In 1935 university professor Aldo Leopold bought some sad-looking land in Wisconsin.
"On this sand farm, first worn out and then abandoned by our bigger-and-better
society," Leopold declared, "we try to rebuild, with shovel and axe, what we are
losing elsewhere." How successful was this world-renowned conservationist at bringing
wildness back to his humble 120 acres? On the 50th anniversary of Leopold's classic book, A
Sand County Almanac, we sent a writer-photographer team to find out.

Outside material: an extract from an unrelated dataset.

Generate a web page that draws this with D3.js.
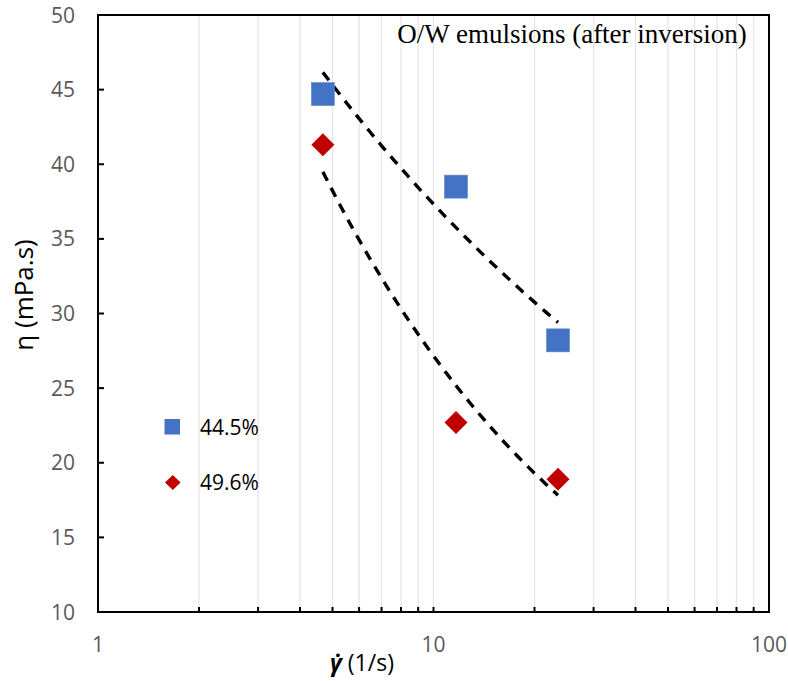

One half of the team was Kenneth Brower, who wrote his first article for this magazine
when he was 14-his father, conservation powerhouse David Brower
was editor at the time. At 20, Kenneth Brower worked with photographer Ansel Adams to
assemble a Sierra Club book on the Big Sur coast. At 21, he joined photographer Eliot
Porter to produce a volume on the Gal pagos Islands.
Since that precocious beginning,
Brower has published in the Atlantic and Smithsonian and has written, cowritten, or edited
25 more books. A trip to the sand counties of Wisconsin might seem a little flat, so to
speak, for a man who has explored such vertiginous landscapes as the California coast, the
Brooks Range, and Yosemite. But what's important is not so much what a person sees (to
paraphrase Leopold) as the quality of the eye that sees it. We couldn't hope for a writer
with better vision than Kenneth Brower.
Nor could we have found a more determined, innovative photographer than Michael Sewell.
Soon after dropping his bags on a bunk at the Leopold Shack, Sewell was out pushing a cart
with 100 pounds of camera equipment among the prairie and pines. He set up a blind in
"the great marsh" and a remote camera beside a slough, rigged to take a photo
whenever a creature crossed its infrared beam. At one point, Sewell lured a red fox close
to his shutter by imitating the high-pitched squeal of a cottontail rabbit in distress.
Day after day, from before dawn to after dusk, he combed Leopold's land for visual
wonders. "I wanted to photograph the very descendants of the things Leopold had
written about," he says.
In the end, Brower and Sewell produced the compelling "Leopold's
Gift". They also landed a book contract. Sand County's original publisher,
Oxford University Press, will reissue the almanac next fall, with a foreword by Kenneth
Brower and photos by Michael Sewell.